## begin

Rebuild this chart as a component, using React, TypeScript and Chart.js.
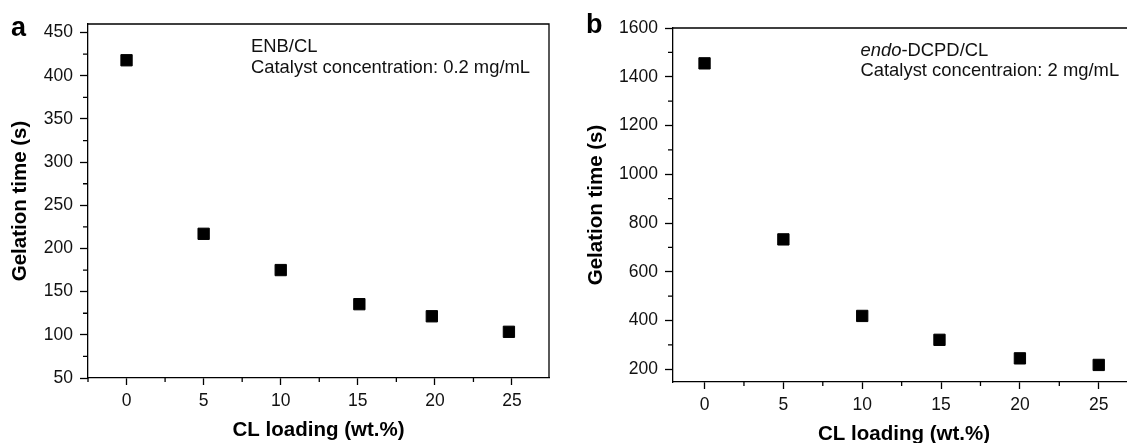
import React, { useEffect, useRef } from "react";
import { Chart, registerables } from "chart.js";
Chart.register(...registerables);

// ---------- data ----------
const loadingA = [0, 5, 10, 15.1, 19.8, 24.8];
const gelationA = [418, 217, 175, 135.5, 121.5, 103.5];
const loadingB = [0, 5, 10, 14.9, 20, 25];
const gelationB = [1455, 733, 419, 321, 245, 218];

const xMajorTicks = [0, 5, 10, 15, 20, 25];
const xMinorTicks = [-2.5, 2.5, 7.5, 12.5, 17.5, 22.5];
const yMajorTicksA = [50, 100, 150, 200, 250, 300, 350, 400, 450];
const yMinorTicksA = [75, 125, 175, 225, 275, 325, 375, 425];
const yMajorTicksB = [200, 400, 600, 800, 1000, 1200, 1400, 1600];
const yMinorTicksB = [300, 500, 700, 900, 1100, 1300, 1500];

const xTitle = "CL loading (wt.%)";
const yTitle = "Gelation time (s)";
const annotA1 = "ENB/CL";
const annotA2 = "Catalyst concentration: 0.2 mg/mL";
const annotB1Italic = "endo";
const annotB1 = "-DCPD/CL";
const annotB2 = "Catalyst concentraion: 2 mg/mL";

const FONT = "'Liberation Sans', Arial, Helvetica, sans-serif";
const INK = "#111";
const TICK_SIZE = 17.5;
const TITLE_SIZE = 20.5;
const ANNOT_SIZE = 18.4;

type PanelCfg = {
  width: number;
  height: number;
  xs: number[];
  ys: number[];
  xMin: number;
  xMax: number;
  yMin: number;
  yMax: number;
  yMajor: number[];
  yMinor: number[];
  yAxisWidth: number;
  xAxisHeight: number;
  padTop: number;
  padRight: number;
  yTitlePad: number;
  xTitlePad: number;
  label: string;
  labelX: number;
  labelY: number;
  drawAnnot: (ctx: CanvasRenderingContext2D, area: any) => void;
};

function makeChart(canvas: HTMLCanvasElement, cfg: PanelCfg) {
  const framePlugin = {
    id: "frameAndMinor",
    afterDraw(chart: any) {
      const ctx: CanvasRenderingContext2D = chart.ctx;
      const { left, right, top, bottom } = chart.chartArea;
      const xs = chart.scales.x;
      const ys = chart.scales.y;
      ctx.save();
      ctx.strokeStyle = "#000";
      ctx.lineWidth = 1.3;
      // frame top & right
      ctx.beginPath();
      ctx.moveTo(left, top);
      ctx.lineTo(right, top);
      ctx.lineTo(right, bottom);
      ctx.stroke();
      // minor ticks
      ctx.beginPath();
      for (const v of xMinorTicks) {
        if (v < cfg.xMin - 1e-6 || v > cfg.xMax + 1e-6) continue;
        const px = xs.getPixelForValue(v);
        ctx.moveTo(px, bottom);
        ctx.lineTo(px, bottom + 4);
      }
      for (const v of cfg.yMinor) {
        const py = ys.getPixelForValue(v);
        ctx.moveTo(left - 5, py);
        ctx.lineTo(left, py);
      }
      ctx.stroke();
      // panel label
      ctx.fillStyle = "#000";
      ctx.font = `bold 27px ${FONT}`;
      ctx.textBaseline = "alphabetic";
      ctx.textAlign = "left";
      ctx.fillText(cfg.label, cfg.labelX, cfg.labelY);
      // annotation
      cfg.drawAnnot(ctx, chart.chartArea);
      ctx.restore();
    },
  };

  return new Chart(canvas, {
    type: "scatter",
    data: {
      datasets: [
        {
          data: cfg.xs.map((x, i) => ({ x, y: cfg.ys[i] })),
          pointStyle: "rect",
          pointRadius: 8,
          backgroundColor: "#000",
          borderColor: "#000",
          borderWidth: 1,
          showLine: false,
        },
      ],
    },
    options: {
      responsive: false,
      animation: false,
      events: [],
      layout: { padding: { top: cfg.padTop, right: cfg.padRight, left: 0, bottom: 0 } },
      plugins: { legend: { display: false }, tooltip: { enabled: false } },
      scales: {
        x: {
          type: "linear",
          min: cfg.xMin,
          max: cfg.xMax,
          afterBuildTicks: (s: any) => {
            s.ticks = xMajorTicks.map((v) => ({ value: v }));
          },
          afterFit: (s: any) => {
            s.height = cfg.xAxisHeight;
          },
          ticks: {
            autoSkip: false,
            maxRotation: 0,
            padding: 6,
            color: INK,
            font: { family: FONT, size: TICK_SIZE },
            callback: (v: any) => `${v}`,
          },
          grid: {
            display: true,
            drawOnChartArea: false,
            drawTicks: true,
            tickLength: 7,
            tickColor: "#000",
            tickWidth: 1.3,
          },
          border: { display: true, color: "#000", width: 1.3 },
          title: {
            display: true,
            text: xTitle,
            color: "#000",
            font: { family: FONT, size: TITLE_SIZE, weight: "bold" },
            padding: { top: cfg.xTitlePad, bottom: 0 },
          },
        },
        y: {
          type: "linear",
          min: cfg.yMin,
          max: cfg.yMax,
          afterBuildTicks: (s: any) => {
            s.ticks = cfg.yMajor.map((v) => ({ value: v }));
          },
          afterFit: (s: any) => {
            s.width = cfg.yAxisWidth;
          },
          ticks: {
            autoSkip: false,
            padding: 7,
            color: INK,
            font: { family: FONT, size: TICK_SIZE },
            callback: (v: any) => `${v}`,
          },
          grid: {
            display: true,
            drawOnChartArea: false,
            drawTicks: true,
            tickLength: 8,
            tickColor: "#000",
            tickWidth: 1.3,
          },
          border: { display: true, color: "#000", width: 1.3 },
          title: {
            display: true,
            text: yTitle,
            color: "#000",
            font: { family: FONT, size: TITLE_SIZE, weight: "bold" },
            padding: { top: cfg.yTitlePad, bottom: 0 },
          },
        },
      },
    },
    plugins: [framePlugin],
  } as any);
}

const panelA: PanelCfg = {
  width: 560,
  height: 443,
  xs: loadingA,
  ys: gelationA,
  xMin: -2.5,
  xMax: 27.4,
  yMin: 50,
  yMax: 460,
  yMajor: yMajorTicksA,
  yMinor: yMinorTicksA,
  yAxisWidth: 88,
  xAxisHeight: 65,
  padTop: 24,
  padRight: 11,
  yTitlePad: 8.5,
  xTitlePad: 0.5,
  label: "a",
  labelX: 11,
  labelY: 36,
  drawAnnot: (ctx) => {
    ctx.fillStyle = INK;
    ctx.font = `${ANNOT_SIZE}px ${FONT}`;
    ctx.fillText(annotA1, 251, 52);
    ctx.fillText(annotA2, 251, 73);
  },
};

const panelB: PanelCfg = {
  width: 590,
  height: 447,
  xs: loadingB,
  ys: gelationB,
  xMin: -2,
  xMax: 27.3,
  yMin: 148,
  yMax: 1600,
  yMajor: yMajorTicksB,
  yMinor: yMinorTicksB,
  yAxisWidth: 113,
  xAxisHeight: 65,
  padTop: 28,
  padRight: 15,
  yTitlePad: 24.5,
  xTitlePad: 1,
  label: "b",
  labelX: 26,
  labelY: 32.5,
  drawAnnot: (ctx) => {
    ctx.fillStyle = INK;
    const x0 = 300.5;
    ctx.font = `italic ${ANNOT_SIZE}px ${FONT}`;
    ctx.fillText(annotB1Italic, x0, 56);
    const w = ctx.measureText(annotB1Italic).width;
    ctx.font = `${ANNOT_SIZE}px ${FONT}`;
    ctx.fillText(annotB1, x0 + w, 56);
    ctx.fillText(annotB2, x0, 76);
  },
};

function Panel({ cfg, left }: { cfg: PanelCfg; left: number }) {
  const ref = useRef<HTMLCanvasElement | null>(null);
  useEffect(() => {
    if (!ref.current) return;
    const chart = makeChart(ref.current, cfg);
    return () => chart.destroy();
  }, [cfg]);
  return (
    <canvas
      ref={ref}
      width={cfg.width}
      height={cfg.height}
      style={{
        position: "absolute",
        left,
        top: 0,
        width: cfg.width,
        height: cfg.height,
        display: "block",
      }}
    />
  );
}

export default function App() {
  return (
    <div
      style={{
        position: "absolute",
        left: 0,
        top: 0,
        width: 1127,
        height: 443,
        overflow: "hidden",
        background: "#fff",
      }}
    >
      <Panel cfg={panelA} left={0} />
      <Panel cfg={panelB} left={560} />
    </div>
  );
}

## end

Task objective> Return, unchanged, the lines from the first line of the material through the line that holds "Chart.register(...registerables);", inclusive, omitting pictures.

Output below>
Rebuild this chart as a component, using React, TypeScript and Chart.js.
import React, { useEffect, useRef } from "react";
import { Chart, registerables } from "chart.js";
Chart.register(...registerables);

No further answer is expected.